How to Enable Contactless on Your Debit Card

Most new debit cards already have contactless built in. You don’t need to do anything special to activate it — it works automatically.

If your card has the contactless symbol (those four curved lines) on the front or back, you’re good to go. Just hold your card near the reader and tap when prompted. Some readers ask you to tap, some will show “contactless ready” to indicate the terminal accepts it.

If your current card is old and doesn’t have contactless, request a new one from your bank. There’s typically no fee for a replacement card, and most banks will prioritize sending you one with contactless capability.

For mobile payments, if you have Apple Pay or Google Pay set up, you’re already using the most secure form of contactless payment available. These systems require biometric or PIN authentication before every transaction, which makes them extremely secure.

What Happens If Something Goes Wrong

Here’s the part that should actually make you feel confident: your fraud protection is excellent.

By law, you’re not liable for unauthorized contactless transactions. If someone somehow uses your card for a fraudulent purchase, you report it to your bank and it gets reversed. You’re protected.

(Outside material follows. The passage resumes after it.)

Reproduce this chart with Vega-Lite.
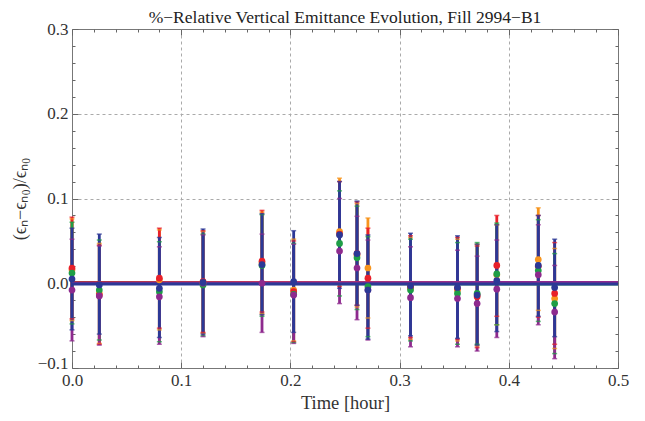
{
  "$schema": "https://vega.github.io/schema/vega-lite/v6.json",
  "autosize": "none",
  "width": 546,
  "height": 339,
  "padding": {"left": 72, "top": 29, "right": 27, "bottom": 53},
  "background": "white",
  "title": {"text": "%−Relative Vertical Emittance Evolution, Fill 2994−B1", "font": "Liberation Serif", "fontSize": 17.5, "fontWeight": "normal", "color": "#222", "anchor": "middle", "offset": -6},
  "config": {
    "view": {"stroke": "#777", "strokeWidth": 1},
    "axis": {"labelFont": "Liberation Serif", "titleFont": "Liberation Serif", "labelColor": "#333", "titleColor": "#333", "domain": false, "tickColor": "#666", "gridDash": [3, 3]}
  },
  "datasets": {
    "pts": [
      {"t": 0.000, "s": "Series 1", "y": 0.016, "lo": -0.044, "hi": 0.076},
      {"t": 0.000, "s": "Series 2", "y": 0.018, "lo": -0.042, "hi": 0.078},
      {"t": 0.000, "s": "Series 3", "y": 0.012, "lo": -0.048, "hi": 0.072},
      {"t": 0.000, "s": "Series 4", "y": -0.008, "lo": -0.068, "hi": 0.052},
      {"t": 0.000, "s": "Series 5", "y": 0.005, "lo": -0.055, "hi": 0.065},
      {"t": 0.025, "s": "Series 1", "y": -0.012, "lo": -0.071, "hi": 0.047},
      {"t": 0.025, "s": "Series 2", "y": -0.014, "lo": -0.072, "hi": 0.045},
      {"t": 0.025, "s": "Series 3", "y": -0.008, "lo": -0.067, "hi": 0.051},
      {"t": 0.025, "s": "Series 4", "y": -0.015, "lo": -0.073, "hi": 0.044},
      {"t": 0.025, "s": "Series 5", "y": -0.002, "lo": -0.060, "hi": 0.058},
      {"t": 0.080, "s": "Series 1", "y": 0.004, "lo": -0.055, "hi": 0.063},
      {"t": 0.080, "s": "Series 2", "y": 0.006, "lo": -0.053, "hi": 0.065},
      {"t": 0.080, "s": "Series 3", "y": -0.010, "lo": -0.069, "hi": 0.049},
      {"t": 0.080, "s": "Series 4", "y": -0.016, "lo": -0.072, "hi": 0.043},
      {"t": 0.080, "s": "Series 5", "y": -0.006, "lo": -0.064, "hi": 0.054},
      {"t": 0.120, "s": "Series 1", "y": 0.001, "lo": -0.059, "hi": 0.061},
      {"t": 0.120, "s": "Series 2", "y": 0.002, "lo": -0.058, "hi": 0.062},
      {"t": 0.120, "s": "Series 3", "y": -0.002, "lo": -0.062, "hi": 0.058},
      {"t": 0.120, "s": "Series 4", "y": 0.000, "lo": -0.063, "hi": 0.057},
      {"t": 0.120, "s": "Series 5", "y": 0.001, "lo": -0.060, "hi": 0.064},
      {"t": 0.174, "s": "Series 1", "y": 0.024, "lo": -0.036, "hi": 0.084},
      {"t": 0.174, "s": "Series 2", "y": 0.026, "lo": -0.034, "hi": 0.086},
      {"t": 0.174, "s": "Series 3", "y": 0.021, "lo": -0.039, "hi": 0.081},
      {"t": 0.174, "s": "Series 4", "y": 0.000, "lo": -0.058, "hi": 0.058},
      {"t": 0.174, "s": "Series 5", "y": 0.022, "lo": -0.037, "hi": 0.082},
      {"t": 0.203, "s": "Series 1", "y": -0.008, "lo": -0.068, "hi": 0.052},
      {"t": 0.203, "s": "Series 2", "y": -0.010, "lo": -0.069, "hi": 0.050},
      {"t": 0.203, "s": "Series 3", "y": -0.013, "lo": -0.070, "hi": 0.047},
      {"t": 0.203, "s": "Series 4", "y": -0.014, "lo": -0.071, "hi": 0.046},
      {"t": 0.203, "s": "Series 5", "y": 0.002, "lo": -0.058, "hi": 0.062},
      {"t": 0.245, "s": "Series 1", "y": 0.061, "lo": -0.002, "hi": 0.124},
      {"t": 0.245, "s": "Series 2", "y": 0.058, "lo": -0.004, "hi": 0.120},
      {"t": 0.245, "s": "Series 3", "y": 0.047, "lo": -0.015, "hi": 0.109},
      {"t": 0.245, "s": "Series 4", "y": 0.038, "lo": -0.024, "hi": 0.100},
      {"t": 0.245, "s": "Series 5", "y": 0.057, "lo": -0.006, "hi": 0.120},
      {"t": 0.261, "s": "Series 1", "y": 0.033, "lo": -0.028, "hi": 0.094},
      {"t": 0.261, "s": "Series 2", "y": 0.035, "lo": -0.026, "hi": 0.096},
      {"t": 0.261, "s": "Series 3", "y": 0.030, "lo": -0.031, "hi": 0.091},
      {"t": 0.261, "s": "Series 4", "y": 0.018, "lo": -0.043, "hi": 0.079},
      {"t": 0.261, "s": "Series 5", "y": 0.035, "lo": -0.026, "hi": 0.097},
      {"t": 0.271, "s": "Series 1", "y": 0.018, "lo": -0.041, "hi": 0.077},
      {"t": 0.271, "s": "Series 2", "y": 0.006, "lo": -0.053, "hi": 0.065},
      {"t": 0.271, "s": "Series 3", "y": -0.004, "lo": -0.063, "hi": 0.055},
      {"t": 0.271, "s": "Series 4", "y": -0.008, "lo": -0.067, "hi": 0.051},
      {"t": 0.271, "s": "Series 5", "y": -0.008, "lo": -0.066, "hi": 0.057},
      {"t": 0.310, "s": "Series 1", "y": -0.006, "lo": -0.066, "hi": 0.054},
      {"t": 0.310, "s": "Series 2", "y": -0.004, "lo": -0.064, "hi": 0.056},
      {"t": 0.310, "s": "Series 3", "y": -0.008, "lo": -0.068, "hi": 0.052},
      {"t": 0.310, "s": "Series 4", "y": -0.017, "lo": -0.075, "hi": 0.043},
      {"t": 0.310, "s": "Series 5", "y": -0.003, "lo": -0.062, "hi": 0.059},
      {"t": 0.353, "s": "Series 1", "y": -0.008, "lo": -0.068, "hi": 0.052},
      {"t": 0.353, "s": "Series 2", "y": -0.006, "lo": -0.066, "hi": 0.054},
      {"t": 0.353, "s": "Series 3", "y": -0.012, "lo": -0.072, "hi": 0.048},
      {"t": 0.353, "s": "Series 4", "y": -0.018, "lo": -0.075, "hi": 0.039},
      {"t": 0.353, "s": "Series 5", "y": -0.005, "lo": -0.065, "hi": 0.056},
      {"t": 0.371, "s": "Series 1", "y": -0.014, "lo": -0.074, "hi": 0.046},
      {"t": 0.371, "s": "Series 2", "y": -0.016, "lo": -0.076, "hi": 0.044},
      {"t": 0.371, "s": "Series 3", "y": -0.012, "lo": -0.072, "hi": 0.048},
      {"t": 0.371, "s": "Series 4", "y": -0.024, "lo": -0.080, "hi": 0.032},
      {"t": 0.371, "s": "Series 5", "y": -0.014, "lo": -0.073, "hi": 0.046},
      {"t": 0.389, "s": "Series 1", "y": 0.010, "lo": -0.049, "hi": 0.069},
      {"t": 0.389, "s": "Series 2", "y": 0.021, "lo": -0.039, "hi": 0.080},
      {"t": 0.389, "s": "Series 3", "y": 0.011, "lo": -0.049, "hi": 0.071},
      {"t": 0.389, "s": "Series 4", "y": -0.007, "lo": -0.064, "hi": 0.051},
      {"t": 0.389, "s": "Series 5", "y": 0.003, "lo": -0.057, "hi": 0.069},
      {"t": 0.427, "s": "Series 1", "y": 0.028, "lo": -0.032, "hi": 0.089},
      {"t": 0.427, "s": "Series 2", "y": 0.020, "lo": -0.040, "hi": 0.080},
      {"t": 0.427, "s": "Series 3", "y": 0.015, "lo": -0.045, "hi": 0.075},
      {"t": 0.427, "s": "Series 4", "y": 0.010, "lo": -0.049, "hi": 0.069},
      {"t": 0.427, "s": "Series 5", "y": 0.021, "lo": -0.039, "hi": 0.080},
      {"t": 0.442, "s": "Series 1", "y": -0.018, "lo": -0.077, "hi": 0.041},
      {"t": 0.442, "s": "Series 2", "y": -0.012, "lo": -0.072, "hi": 0.048},
      {"t": 0.442, "s": "Series 3", "y": -0.024, "lo": -0.083, "hi": 0.035},
      {"t": 0.442, "s": "Series 4", "y": -0.034, "lo": -0.089, "hi": 0.021},
      {"t": 0.442, "s": "Series 5", "y": -0.005, "lo": -0.063, "hi": 0.052}
    ],
    "fits": [
      {"s": "Series 1", "t0": 0, "t1": 0.5, "y0": 0.001, "y1": 0.000},
      {"s": "Series 2", "t0": 0, "t1": 0.5, "y0": 0.001, "y1": 0.000},
      {"s": "Series 3", "t0": 0, "t1": 0.5, "y0": 0.000, "y1": -0.001},
      {"s": "Series 4", "t0": 0, "t1": 0.5, "y0": 0.000, "y1": 0.001},
      {"s": "Series 5", "t0": 0, "t1": 0.5, "y0": -0.001, "y1": -0.001}
    ]
  },
  "resolve": {"axis": {"x": "independent", "y": "independent"}},
  "layer": [
    {
      "data": {"name": "pts"},
      "mark": {"type": "rule", "strokeWidth": 2.8},
      "encoding": {
        "x": {"field": "t", "type": "quantitative", "scale": {"domain": [0, 0.5], "nice": false, "zero": false},
          "axis": {"values": [0,0.02,0.04,0.06,0.08,0.1,0.12,0.14,0.16,0.18,0.2,0.22,0.24,0.26,0.28,0.3,0.32,0.34,0.36,0.38,0.4,0.42,0.44,0.46,0.48,0.5],
            "labelExpr": "abs(datum.value*10 - round(datum.value*10)) < 0.001 ? format(datum.value, '.1f') : ''",
            "grid": true,
            "gridColor": {"condition": {"test": "abs(datum.value*10 - round(datum.value*10)) < 0.001 && datum.value > 0.001 && datum.value < 0.499", "value": "#aaaaaa"}, "value": "transparent"},
            "tickSize": {"condition": {"test": "abs(datum.value*10 - round(datum.value*10)) < 0.001", "value": -6}, "value": -3},
            "labelPadding": 10, "labelFontSize": 17, "labelFlush": false,
            "title": "Time [hour]", "titleFontSize": 18.5, "titleFontWeight": "normal", "titlePadding": 5}},
        "y": {"field": "lo", "type": "quantitative", "scale": {"domain": [-0.1, 0.3], "nice": false, "zero": false},
          "axis": {"values": [-0.1,-0.08,-0.06,-0.04,-0.02,0,0.02,0.04,0.06,0.08,0.1,0.12,0.14,0.16,0.18,0.2,0.22,0.24,0.26,0.28,0.3],
            "labelExpr": "abs(datum.value*10 - round(datum.value*10)) < 0.001 ? format(datum.value, '.1f') : ''",
            "grid": true,
            "gridColor": {"condition": {"test": "abs(datum.value*10 - round(datum.value*10)) < 0.001 && datum.value > -0.099 && datum.value < 0.299", "value": "#aaaaaa"}, "value": "transparent"},
            "tickSize": {"condition": {"test": "abs(datum.value*10 - round(datum.value*10)) < 0.001", "value": -6}, "value": -3},
            "labelOffset": {"condition": {"test": "datum.value < -0.09", "value": -5}, "value": 0},
            "labelPadding": 10, "labelFontSize": 17, "labelFlush": false,
            "title": "(ϵₙ−ϵₙ₀)/ϵₙ₀", "titleFontSize": 18, "titleFontWeight": "normal", "titlePadding": 8}},
        "y2": {"field": "hi"},
        "color": {"field": "s", "type": "nominal", "legend": null,
          "scale": {"domain": ["Series 1", "Series 2", "Series 3", "Series 4", "Series 5"], "range": ["#f7941d", "#e8202a", "#1e9e46", "#8e2a8e", "#2c3896"]}}
      }
    },
    {
      "data": {"name": "pts"},
      "mark": {"type": "tick", "orient": "horizontal", "size": 5, "thickness": 1.5},
      "encoding": {
        "x": {"field": "t", "type": "quantitative", "axis": null},
        "y": {"field": "lo", "type": "quantitative", "axis": null},
        "color": {"field": "s", "type": "nominal", "legend": null}
      }
    },
    {
      "data": {"name": "pts"},
      "mark": {"type": "tick", "orient": "horizontal", "size": 5, "thickness": 1.5},
      "encoding": {
        "x": {"field": "t", "type": "quantitative", "axis": null},
        "y": {"field": "hi", "type": "quantitative", "axis": null},
        "color": {"field": "s", "type": "nominal", "legend": null}
      }
    },
    {
      "data": {"name": "fits"},
      "mark": {"type": "rule", "strokeWidth": 3},
      "encoding": {
        "x": {"field": "t0", "type": "quantitative",
          "axis": {"orient": "top", "values": [0,0.02,0.04,0.06,0.08,0.1,0.12,0.14,0.16,0.18,0.2,0.22,0.24,0.26,0.28,0.3,0.32,0.34,0.36,0.38,0.4,0.42,0.44,0.46,0.48,0.5],
            "labels": false, "title": null, "grid": false,
            "tickSize": {"condition": {"test": "abs(datum.value*10 - round(datum.value*10)) < 0.001", "value": -6}, "value": -3}}},
        "x2": {"field": "t1"},
        "y": {"field": "y0", "type": "quantitative",
          "axis": {"orient": "right", "values": [-0.1,-0.08,-0.06,-0.04,-0.02,0,0.02,0.04,0.06,0.08,0.1,0.12,0.14,0.16,0.18,0.2,0.22,0.24,0.26,0.28,0.3],
            "labels": false, "title": null, "grid": false,
            "tickSize": {"condition": {"test": "abs(datum.value*10 - round(datum.value*10)) < 0.001", "value": -6}, "value": -3}}},
        "y2": {"field": "y1"},
        "color": {"field": "s", "type": "nominal", "legend": null}
      }
    },
    {
      "data": {"name": "pts"},
      "mark": {"type": "circle", "size": 45, "opacity": 1},
      "encoding": {
        "x": {"field": "t", "type": "quantitative", "axis": null},
        "y": {"field": "y", "type": "quantitative", "axis": null},
        "color": {"field": "s", "type": "nominal", "legend": null}
      }
    }
  ]
}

In practice, because contactless payments are so secure and the tokens are one-time use, fraudulent contactless transactions are extremely rare. You’re more likely to experience fraud on your old magnetic stripe card than on a modern contactless payment system.

The Real Takeaway

Contactless payments represent genuine technological progress in security. They’re more secure than older payment methods, they’re becoming standard industry-wide, and they’re actively encouraged by the financial institutions that understand the security benefits.

The transition to contactless isn’t hype. It’s a real security improvement that happens to also be convenient. Tap to pay isn’t the future — it’s becoming the present, and the sooner you’re comfortable with it, the safer your financial life actually is.